Begin with the line containing "Clone this chart in D3.js." and end with the line containing "const loadLabels = [-47, 50, 100, 150, 200];". Give those lines again exactly, leaving out the images.

----

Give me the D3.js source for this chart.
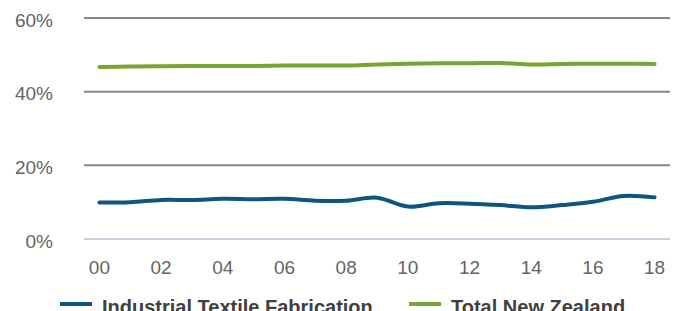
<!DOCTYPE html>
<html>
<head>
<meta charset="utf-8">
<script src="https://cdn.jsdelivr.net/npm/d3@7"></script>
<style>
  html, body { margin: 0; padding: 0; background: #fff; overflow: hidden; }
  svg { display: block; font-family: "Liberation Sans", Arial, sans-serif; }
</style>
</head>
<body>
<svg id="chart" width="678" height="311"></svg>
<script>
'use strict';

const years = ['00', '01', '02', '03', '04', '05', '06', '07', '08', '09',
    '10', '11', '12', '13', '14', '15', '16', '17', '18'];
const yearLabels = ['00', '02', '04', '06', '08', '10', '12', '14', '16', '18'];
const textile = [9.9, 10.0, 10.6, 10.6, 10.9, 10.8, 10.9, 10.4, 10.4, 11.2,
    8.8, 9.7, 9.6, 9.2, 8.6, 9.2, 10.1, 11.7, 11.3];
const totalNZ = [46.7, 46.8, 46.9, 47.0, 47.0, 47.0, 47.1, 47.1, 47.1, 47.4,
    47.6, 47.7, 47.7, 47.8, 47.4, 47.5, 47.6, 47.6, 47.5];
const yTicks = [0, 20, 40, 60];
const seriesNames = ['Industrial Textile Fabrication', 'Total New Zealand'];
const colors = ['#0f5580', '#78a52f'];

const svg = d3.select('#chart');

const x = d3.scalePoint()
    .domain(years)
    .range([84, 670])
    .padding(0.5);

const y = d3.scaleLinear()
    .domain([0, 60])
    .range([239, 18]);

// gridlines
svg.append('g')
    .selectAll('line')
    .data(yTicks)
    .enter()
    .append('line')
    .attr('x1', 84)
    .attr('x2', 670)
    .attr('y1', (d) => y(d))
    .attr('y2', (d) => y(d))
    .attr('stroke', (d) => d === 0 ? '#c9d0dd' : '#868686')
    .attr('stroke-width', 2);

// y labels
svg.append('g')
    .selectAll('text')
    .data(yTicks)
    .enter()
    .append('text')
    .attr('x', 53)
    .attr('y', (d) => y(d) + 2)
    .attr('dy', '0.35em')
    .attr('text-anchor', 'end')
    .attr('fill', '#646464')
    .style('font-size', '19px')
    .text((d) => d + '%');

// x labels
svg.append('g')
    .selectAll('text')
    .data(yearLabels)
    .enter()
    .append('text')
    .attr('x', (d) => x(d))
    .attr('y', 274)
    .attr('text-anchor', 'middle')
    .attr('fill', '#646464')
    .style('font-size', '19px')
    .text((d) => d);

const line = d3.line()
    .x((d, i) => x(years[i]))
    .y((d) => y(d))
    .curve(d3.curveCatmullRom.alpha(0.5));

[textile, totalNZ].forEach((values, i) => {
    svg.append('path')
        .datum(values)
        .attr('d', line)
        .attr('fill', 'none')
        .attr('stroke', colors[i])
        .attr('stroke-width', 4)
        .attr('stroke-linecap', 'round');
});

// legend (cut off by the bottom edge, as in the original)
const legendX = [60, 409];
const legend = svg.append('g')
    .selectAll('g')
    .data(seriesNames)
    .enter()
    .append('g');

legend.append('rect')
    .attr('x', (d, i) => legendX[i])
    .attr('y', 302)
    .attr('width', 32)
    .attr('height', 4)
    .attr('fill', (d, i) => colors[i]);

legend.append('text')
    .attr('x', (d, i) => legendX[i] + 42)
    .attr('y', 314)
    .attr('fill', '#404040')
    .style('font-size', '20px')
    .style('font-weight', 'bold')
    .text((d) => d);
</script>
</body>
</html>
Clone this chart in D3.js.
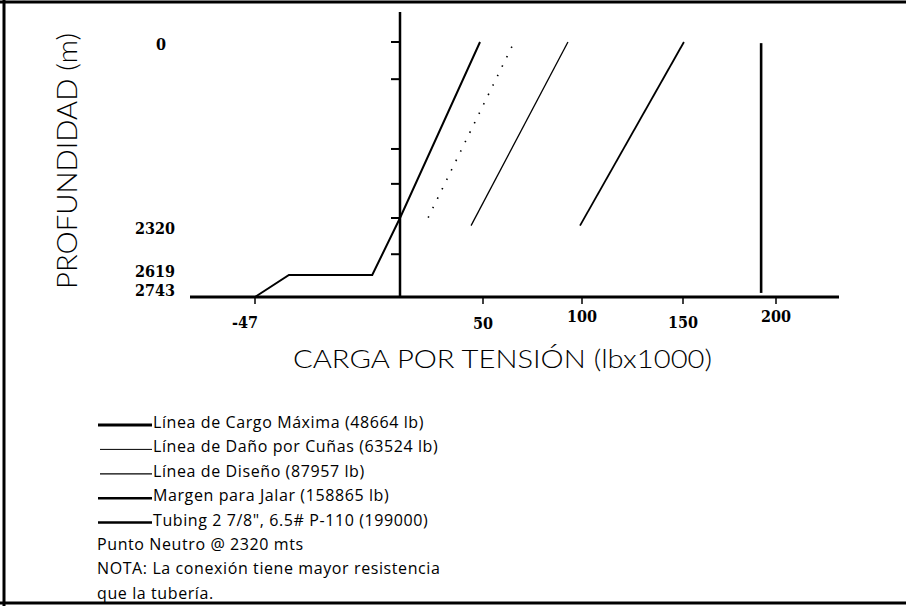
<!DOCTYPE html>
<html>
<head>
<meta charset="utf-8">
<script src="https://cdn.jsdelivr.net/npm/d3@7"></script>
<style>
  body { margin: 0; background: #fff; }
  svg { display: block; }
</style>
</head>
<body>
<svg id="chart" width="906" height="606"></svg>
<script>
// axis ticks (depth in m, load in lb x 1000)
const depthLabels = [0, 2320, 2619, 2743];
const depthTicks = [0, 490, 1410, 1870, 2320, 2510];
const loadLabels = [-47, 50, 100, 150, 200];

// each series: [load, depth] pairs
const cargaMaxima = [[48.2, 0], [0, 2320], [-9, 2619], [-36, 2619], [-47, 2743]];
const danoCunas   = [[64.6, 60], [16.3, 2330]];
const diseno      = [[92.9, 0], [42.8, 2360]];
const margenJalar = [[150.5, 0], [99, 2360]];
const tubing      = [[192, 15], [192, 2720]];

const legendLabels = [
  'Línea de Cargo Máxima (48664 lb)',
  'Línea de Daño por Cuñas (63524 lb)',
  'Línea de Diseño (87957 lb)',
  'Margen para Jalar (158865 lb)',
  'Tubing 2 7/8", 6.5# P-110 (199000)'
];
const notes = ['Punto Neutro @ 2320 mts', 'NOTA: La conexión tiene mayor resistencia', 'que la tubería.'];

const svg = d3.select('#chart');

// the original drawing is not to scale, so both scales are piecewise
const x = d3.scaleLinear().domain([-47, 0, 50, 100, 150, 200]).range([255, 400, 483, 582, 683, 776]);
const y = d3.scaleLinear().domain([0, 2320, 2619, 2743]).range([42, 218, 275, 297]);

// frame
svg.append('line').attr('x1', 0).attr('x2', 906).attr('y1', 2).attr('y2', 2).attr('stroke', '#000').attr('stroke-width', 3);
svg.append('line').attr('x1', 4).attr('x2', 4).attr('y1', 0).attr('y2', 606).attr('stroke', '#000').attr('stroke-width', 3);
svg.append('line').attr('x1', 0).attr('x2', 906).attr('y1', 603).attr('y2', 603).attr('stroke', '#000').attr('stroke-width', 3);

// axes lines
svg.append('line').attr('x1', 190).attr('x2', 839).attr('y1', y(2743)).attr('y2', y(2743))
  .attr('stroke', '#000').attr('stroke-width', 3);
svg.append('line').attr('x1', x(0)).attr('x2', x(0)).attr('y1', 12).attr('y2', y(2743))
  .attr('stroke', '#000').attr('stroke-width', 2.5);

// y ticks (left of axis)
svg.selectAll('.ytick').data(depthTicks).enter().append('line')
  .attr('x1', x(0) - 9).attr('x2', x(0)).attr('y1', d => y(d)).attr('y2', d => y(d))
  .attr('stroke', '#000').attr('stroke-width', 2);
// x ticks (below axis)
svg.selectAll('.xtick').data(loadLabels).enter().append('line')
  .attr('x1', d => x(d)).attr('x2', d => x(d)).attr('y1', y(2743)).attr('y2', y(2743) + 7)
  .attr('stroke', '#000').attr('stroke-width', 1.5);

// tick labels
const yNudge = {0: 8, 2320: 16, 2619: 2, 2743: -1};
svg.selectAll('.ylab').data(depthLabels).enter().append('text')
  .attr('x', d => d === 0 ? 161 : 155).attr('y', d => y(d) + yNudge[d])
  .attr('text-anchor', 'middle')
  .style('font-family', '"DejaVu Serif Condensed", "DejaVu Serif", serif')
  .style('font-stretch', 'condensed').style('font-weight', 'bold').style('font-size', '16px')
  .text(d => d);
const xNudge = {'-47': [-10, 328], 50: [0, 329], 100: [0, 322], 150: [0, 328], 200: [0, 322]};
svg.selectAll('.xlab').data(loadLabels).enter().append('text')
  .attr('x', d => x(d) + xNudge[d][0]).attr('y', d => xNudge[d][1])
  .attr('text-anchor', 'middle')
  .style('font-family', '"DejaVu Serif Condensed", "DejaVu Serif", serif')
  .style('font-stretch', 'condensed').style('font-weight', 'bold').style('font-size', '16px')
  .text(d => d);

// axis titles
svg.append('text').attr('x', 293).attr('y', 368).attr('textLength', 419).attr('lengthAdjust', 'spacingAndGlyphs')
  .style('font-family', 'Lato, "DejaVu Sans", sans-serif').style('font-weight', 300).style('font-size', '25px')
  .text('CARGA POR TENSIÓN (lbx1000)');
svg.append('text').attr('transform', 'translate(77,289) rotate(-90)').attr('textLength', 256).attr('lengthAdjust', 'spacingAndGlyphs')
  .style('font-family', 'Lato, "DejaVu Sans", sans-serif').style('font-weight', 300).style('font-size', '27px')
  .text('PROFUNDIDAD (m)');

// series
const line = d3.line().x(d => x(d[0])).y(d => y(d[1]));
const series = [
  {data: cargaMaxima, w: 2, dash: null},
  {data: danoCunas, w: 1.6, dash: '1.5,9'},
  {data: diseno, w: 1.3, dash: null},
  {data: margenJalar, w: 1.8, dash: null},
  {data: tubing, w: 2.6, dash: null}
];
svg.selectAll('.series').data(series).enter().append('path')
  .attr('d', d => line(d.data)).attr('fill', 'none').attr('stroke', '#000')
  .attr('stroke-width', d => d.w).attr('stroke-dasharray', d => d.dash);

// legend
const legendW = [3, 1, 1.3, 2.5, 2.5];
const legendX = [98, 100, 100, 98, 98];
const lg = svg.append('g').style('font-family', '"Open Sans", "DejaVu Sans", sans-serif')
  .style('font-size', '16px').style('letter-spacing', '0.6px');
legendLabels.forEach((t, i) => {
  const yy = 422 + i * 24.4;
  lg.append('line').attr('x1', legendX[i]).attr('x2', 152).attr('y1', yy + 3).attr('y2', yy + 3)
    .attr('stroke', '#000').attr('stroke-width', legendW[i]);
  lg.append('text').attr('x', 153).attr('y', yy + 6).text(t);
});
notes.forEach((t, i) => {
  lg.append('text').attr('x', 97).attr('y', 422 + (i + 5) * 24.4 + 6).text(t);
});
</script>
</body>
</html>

----

▶ [Task output]:
Clone this chart in D3.js.
<!DOCTYPE html>
<html>
<head>
<meta charset="utf-8">
<script src="https://cdn.jsdelivr.net/npm/d3@7"></script>
<style>
  body { margin: 0; background: #fff; }
  svg { display: block; }
</style>
</head>
<body>
<svg id="chart" width="906" height="606"></svg>
<script>
// axis ticks (depth in m, load in lb x 1000)
const depthLabels = [0, 2320, 2619, 2743];
const depthTicks = [0, 490, 1410, 1870, 2320, 2510];
const loadLabels = [-47, 50, 100, 150, 200];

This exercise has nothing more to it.